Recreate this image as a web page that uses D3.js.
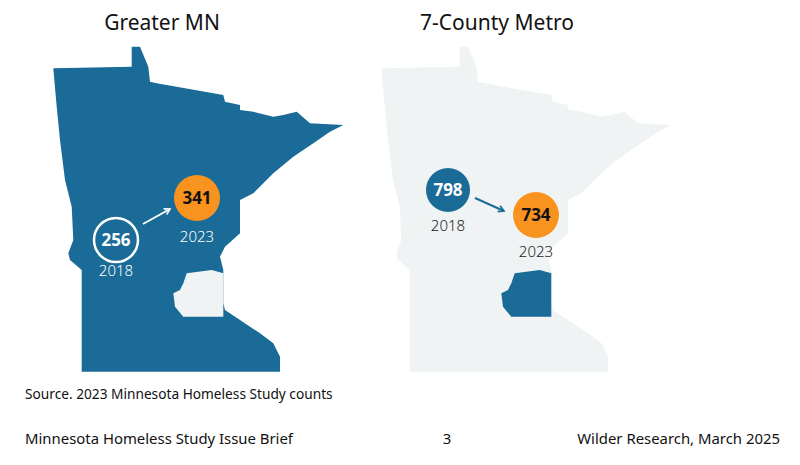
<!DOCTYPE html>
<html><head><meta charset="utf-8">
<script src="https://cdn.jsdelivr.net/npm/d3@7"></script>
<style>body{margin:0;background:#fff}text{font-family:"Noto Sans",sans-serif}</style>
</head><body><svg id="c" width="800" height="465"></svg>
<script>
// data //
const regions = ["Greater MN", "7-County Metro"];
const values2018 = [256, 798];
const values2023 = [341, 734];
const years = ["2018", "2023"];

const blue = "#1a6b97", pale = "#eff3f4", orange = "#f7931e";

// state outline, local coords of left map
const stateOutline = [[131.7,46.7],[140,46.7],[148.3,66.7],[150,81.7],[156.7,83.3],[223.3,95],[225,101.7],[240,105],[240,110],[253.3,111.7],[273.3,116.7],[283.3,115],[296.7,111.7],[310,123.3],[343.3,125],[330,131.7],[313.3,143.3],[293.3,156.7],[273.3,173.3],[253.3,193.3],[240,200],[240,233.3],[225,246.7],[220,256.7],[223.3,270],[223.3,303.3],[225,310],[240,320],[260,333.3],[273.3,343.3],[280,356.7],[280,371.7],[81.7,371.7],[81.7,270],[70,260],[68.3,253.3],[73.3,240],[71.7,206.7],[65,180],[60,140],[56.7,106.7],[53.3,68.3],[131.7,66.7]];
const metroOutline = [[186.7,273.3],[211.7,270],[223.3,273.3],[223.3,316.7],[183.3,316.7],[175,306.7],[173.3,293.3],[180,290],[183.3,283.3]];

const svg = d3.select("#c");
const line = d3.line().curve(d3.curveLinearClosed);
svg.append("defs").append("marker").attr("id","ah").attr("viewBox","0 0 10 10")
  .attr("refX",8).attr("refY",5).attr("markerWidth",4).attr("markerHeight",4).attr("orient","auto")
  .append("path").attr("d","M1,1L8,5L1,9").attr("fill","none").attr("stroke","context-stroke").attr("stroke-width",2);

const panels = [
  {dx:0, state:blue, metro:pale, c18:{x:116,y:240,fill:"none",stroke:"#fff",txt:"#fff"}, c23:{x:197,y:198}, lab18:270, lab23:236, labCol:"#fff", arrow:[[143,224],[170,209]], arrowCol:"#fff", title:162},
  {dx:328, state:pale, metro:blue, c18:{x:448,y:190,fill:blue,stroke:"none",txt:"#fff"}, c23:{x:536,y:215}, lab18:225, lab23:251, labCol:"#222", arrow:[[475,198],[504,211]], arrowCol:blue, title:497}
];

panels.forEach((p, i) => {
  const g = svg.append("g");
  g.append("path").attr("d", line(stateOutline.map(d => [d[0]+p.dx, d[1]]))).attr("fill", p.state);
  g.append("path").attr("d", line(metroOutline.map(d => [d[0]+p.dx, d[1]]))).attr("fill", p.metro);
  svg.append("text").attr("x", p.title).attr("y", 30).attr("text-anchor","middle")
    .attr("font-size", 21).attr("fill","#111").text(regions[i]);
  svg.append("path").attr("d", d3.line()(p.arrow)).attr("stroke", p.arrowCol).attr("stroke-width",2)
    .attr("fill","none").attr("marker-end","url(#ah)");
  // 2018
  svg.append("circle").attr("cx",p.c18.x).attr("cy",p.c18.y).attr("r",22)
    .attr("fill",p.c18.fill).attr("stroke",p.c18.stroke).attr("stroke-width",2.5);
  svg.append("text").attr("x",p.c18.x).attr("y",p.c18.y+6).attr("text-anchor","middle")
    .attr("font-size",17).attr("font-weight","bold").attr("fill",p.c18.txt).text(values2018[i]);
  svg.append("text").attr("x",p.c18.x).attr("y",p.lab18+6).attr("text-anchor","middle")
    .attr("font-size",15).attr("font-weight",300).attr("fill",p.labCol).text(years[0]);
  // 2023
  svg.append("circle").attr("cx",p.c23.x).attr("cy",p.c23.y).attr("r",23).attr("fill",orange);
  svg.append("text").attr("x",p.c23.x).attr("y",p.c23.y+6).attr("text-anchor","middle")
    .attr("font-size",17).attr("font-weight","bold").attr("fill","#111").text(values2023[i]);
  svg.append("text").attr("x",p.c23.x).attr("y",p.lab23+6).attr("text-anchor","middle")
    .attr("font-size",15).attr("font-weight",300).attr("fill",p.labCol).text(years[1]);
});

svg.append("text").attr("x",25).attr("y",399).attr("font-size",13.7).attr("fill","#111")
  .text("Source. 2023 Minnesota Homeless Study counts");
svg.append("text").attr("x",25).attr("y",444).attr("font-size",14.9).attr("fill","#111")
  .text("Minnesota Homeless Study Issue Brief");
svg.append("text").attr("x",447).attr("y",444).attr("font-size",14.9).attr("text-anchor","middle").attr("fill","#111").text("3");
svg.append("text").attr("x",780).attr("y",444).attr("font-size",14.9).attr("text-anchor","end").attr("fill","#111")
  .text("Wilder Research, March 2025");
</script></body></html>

==

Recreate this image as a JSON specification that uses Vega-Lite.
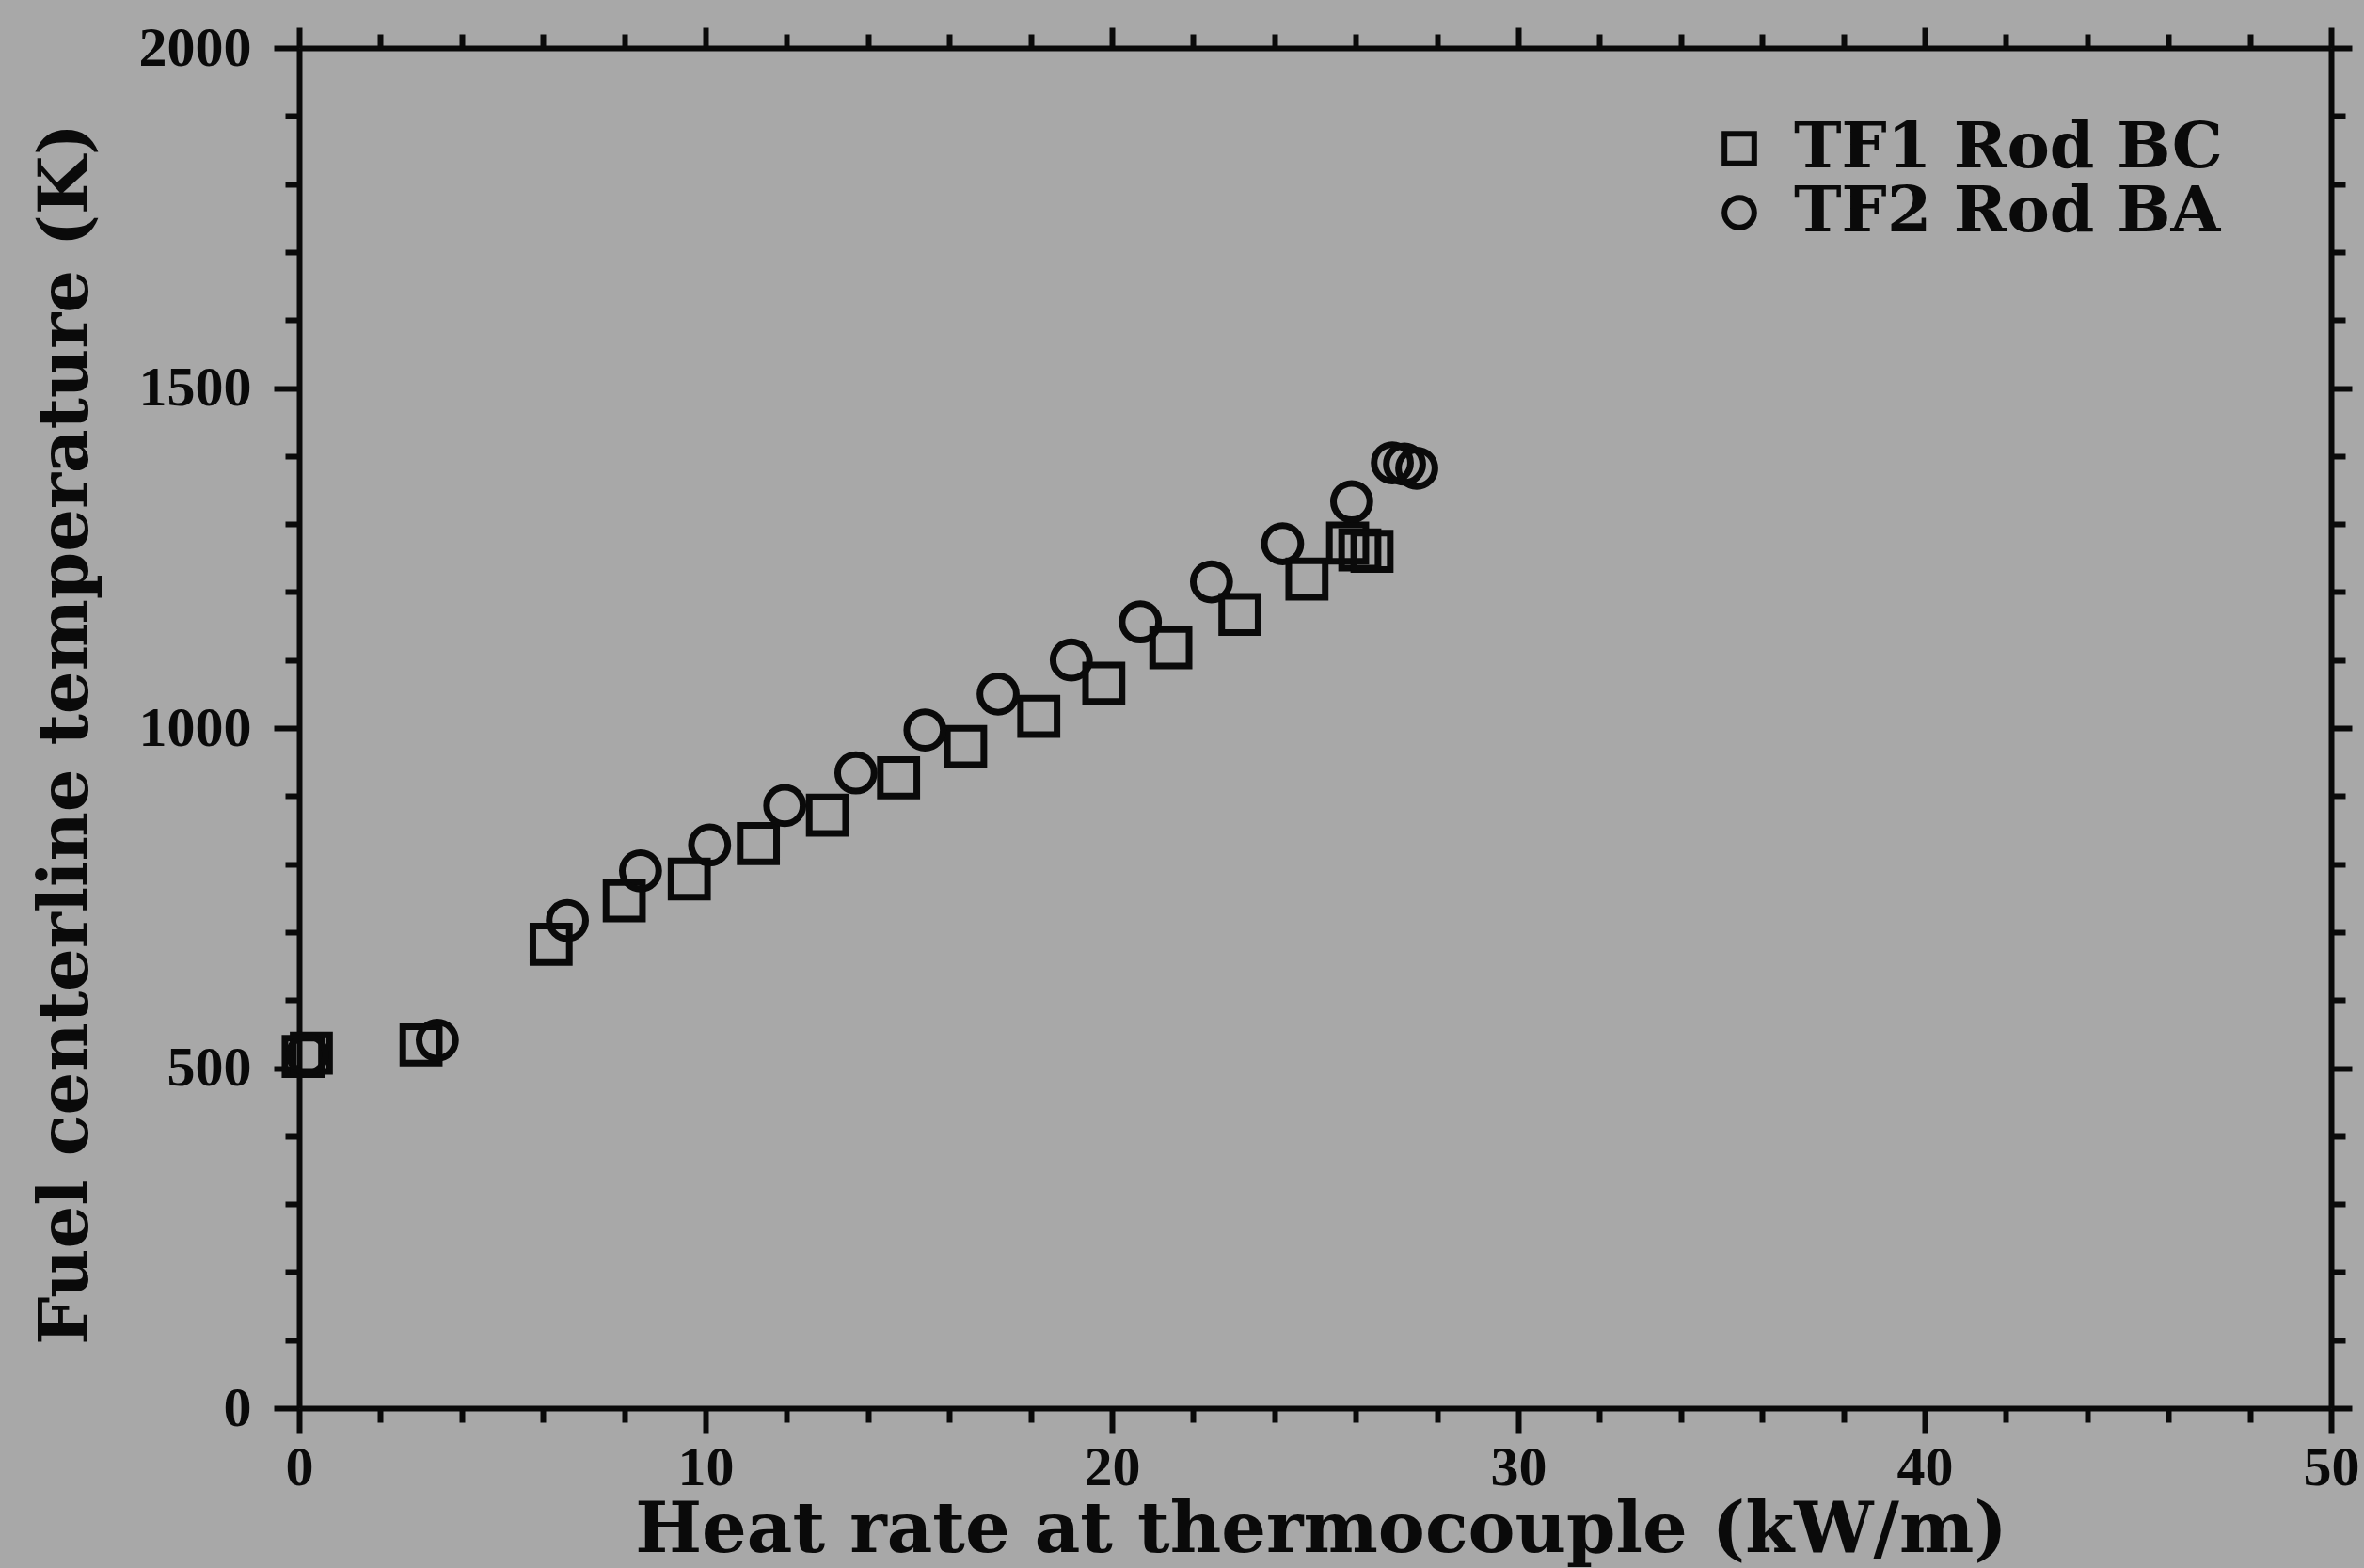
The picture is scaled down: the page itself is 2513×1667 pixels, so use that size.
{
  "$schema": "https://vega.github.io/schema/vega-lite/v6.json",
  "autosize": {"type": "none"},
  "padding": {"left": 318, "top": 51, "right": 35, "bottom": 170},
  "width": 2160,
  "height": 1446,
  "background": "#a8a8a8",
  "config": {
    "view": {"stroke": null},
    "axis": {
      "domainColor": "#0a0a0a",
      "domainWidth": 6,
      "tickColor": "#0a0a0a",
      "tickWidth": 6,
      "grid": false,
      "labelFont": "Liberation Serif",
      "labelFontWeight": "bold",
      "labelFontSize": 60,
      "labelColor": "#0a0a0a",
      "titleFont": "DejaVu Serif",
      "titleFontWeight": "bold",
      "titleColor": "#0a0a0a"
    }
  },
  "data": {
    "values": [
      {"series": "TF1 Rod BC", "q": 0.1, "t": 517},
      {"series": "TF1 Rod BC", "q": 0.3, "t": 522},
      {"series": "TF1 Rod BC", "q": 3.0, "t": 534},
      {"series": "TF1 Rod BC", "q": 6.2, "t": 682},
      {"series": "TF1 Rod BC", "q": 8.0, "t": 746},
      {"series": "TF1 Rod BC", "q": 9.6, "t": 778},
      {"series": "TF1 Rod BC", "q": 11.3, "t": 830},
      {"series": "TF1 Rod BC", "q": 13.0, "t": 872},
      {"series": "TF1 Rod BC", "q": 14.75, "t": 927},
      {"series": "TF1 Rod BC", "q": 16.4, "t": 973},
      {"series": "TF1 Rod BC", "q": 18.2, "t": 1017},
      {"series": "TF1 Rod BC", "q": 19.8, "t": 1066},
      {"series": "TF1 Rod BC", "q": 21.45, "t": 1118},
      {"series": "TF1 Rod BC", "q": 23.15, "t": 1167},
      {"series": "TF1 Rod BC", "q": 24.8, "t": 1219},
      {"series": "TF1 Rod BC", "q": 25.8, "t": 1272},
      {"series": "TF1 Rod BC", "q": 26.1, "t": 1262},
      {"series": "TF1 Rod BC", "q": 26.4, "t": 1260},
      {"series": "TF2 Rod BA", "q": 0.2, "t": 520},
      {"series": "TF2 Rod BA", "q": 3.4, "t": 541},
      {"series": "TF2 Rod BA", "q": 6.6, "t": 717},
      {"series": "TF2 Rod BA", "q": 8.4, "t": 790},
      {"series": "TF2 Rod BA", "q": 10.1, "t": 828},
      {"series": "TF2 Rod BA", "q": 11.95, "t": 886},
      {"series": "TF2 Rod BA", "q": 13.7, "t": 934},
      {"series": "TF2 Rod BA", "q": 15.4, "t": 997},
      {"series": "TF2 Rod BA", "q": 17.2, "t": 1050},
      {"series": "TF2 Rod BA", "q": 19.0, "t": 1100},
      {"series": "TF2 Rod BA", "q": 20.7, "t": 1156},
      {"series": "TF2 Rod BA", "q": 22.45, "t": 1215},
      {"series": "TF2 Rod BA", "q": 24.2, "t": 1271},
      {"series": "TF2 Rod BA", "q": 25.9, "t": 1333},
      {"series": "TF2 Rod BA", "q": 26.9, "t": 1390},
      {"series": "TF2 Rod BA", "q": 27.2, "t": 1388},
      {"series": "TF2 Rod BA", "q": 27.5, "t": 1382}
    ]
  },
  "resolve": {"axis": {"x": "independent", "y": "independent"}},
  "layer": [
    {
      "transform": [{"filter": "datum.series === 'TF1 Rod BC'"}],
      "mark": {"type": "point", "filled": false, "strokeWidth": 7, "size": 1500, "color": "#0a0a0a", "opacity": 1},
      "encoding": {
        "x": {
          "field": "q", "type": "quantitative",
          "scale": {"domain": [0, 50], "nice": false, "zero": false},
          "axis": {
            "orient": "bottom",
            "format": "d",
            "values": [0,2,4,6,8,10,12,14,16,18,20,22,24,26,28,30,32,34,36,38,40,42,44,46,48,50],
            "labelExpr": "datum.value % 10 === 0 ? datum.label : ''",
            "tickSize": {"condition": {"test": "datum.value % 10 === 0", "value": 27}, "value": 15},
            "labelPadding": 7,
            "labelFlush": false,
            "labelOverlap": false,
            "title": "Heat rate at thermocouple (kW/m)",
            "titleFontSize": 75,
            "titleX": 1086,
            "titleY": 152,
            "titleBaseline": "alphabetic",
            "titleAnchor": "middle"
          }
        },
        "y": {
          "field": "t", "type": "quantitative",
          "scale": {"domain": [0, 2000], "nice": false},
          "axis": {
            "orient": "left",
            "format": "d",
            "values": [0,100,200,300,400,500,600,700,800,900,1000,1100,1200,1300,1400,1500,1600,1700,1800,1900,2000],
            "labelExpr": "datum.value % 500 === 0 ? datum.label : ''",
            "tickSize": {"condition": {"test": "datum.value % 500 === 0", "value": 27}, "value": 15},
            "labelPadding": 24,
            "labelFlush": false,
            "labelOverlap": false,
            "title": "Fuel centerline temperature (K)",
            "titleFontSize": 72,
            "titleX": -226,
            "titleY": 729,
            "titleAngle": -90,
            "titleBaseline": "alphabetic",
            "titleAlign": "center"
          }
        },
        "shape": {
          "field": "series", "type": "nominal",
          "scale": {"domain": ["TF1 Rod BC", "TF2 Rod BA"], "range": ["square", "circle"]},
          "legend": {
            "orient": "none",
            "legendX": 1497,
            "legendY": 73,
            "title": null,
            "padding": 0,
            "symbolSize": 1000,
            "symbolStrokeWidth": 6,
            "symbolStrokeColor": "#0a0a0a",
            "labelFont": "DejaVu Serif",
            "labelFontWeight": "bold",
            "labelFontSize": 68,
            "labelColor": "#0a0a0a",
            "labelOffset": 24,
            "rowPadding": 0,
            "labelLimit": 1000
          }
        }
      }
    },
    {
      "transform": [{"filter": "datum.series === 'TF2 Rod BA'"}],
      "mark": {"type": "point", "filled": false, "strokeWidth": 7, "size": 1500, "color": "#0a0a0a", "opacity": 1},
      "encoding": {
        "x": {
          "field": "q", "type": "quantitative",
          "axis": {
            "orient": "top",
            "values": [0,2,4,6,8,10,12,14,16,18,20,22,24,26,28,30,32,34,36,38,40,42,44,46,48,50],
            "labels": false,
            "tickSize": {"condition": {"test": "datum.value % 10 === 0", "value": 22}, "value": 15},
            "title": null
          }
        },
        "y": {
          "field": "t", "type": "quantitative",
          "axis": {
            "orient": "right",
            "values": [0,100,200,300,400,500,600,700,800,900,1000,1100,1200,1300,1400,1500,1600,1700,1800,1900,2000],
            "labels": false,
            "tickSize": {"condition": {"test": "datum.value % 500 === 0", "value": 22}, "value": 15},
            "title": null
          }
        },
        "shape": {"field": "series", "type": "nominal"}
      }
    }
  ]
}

- Given request -
Pull out every line of the records above that contains the word "this".

- Expected answer -
Recreate this image as a web page that uses D3.js.
Recreate this image as a JSON specification that uses Vega-Lite.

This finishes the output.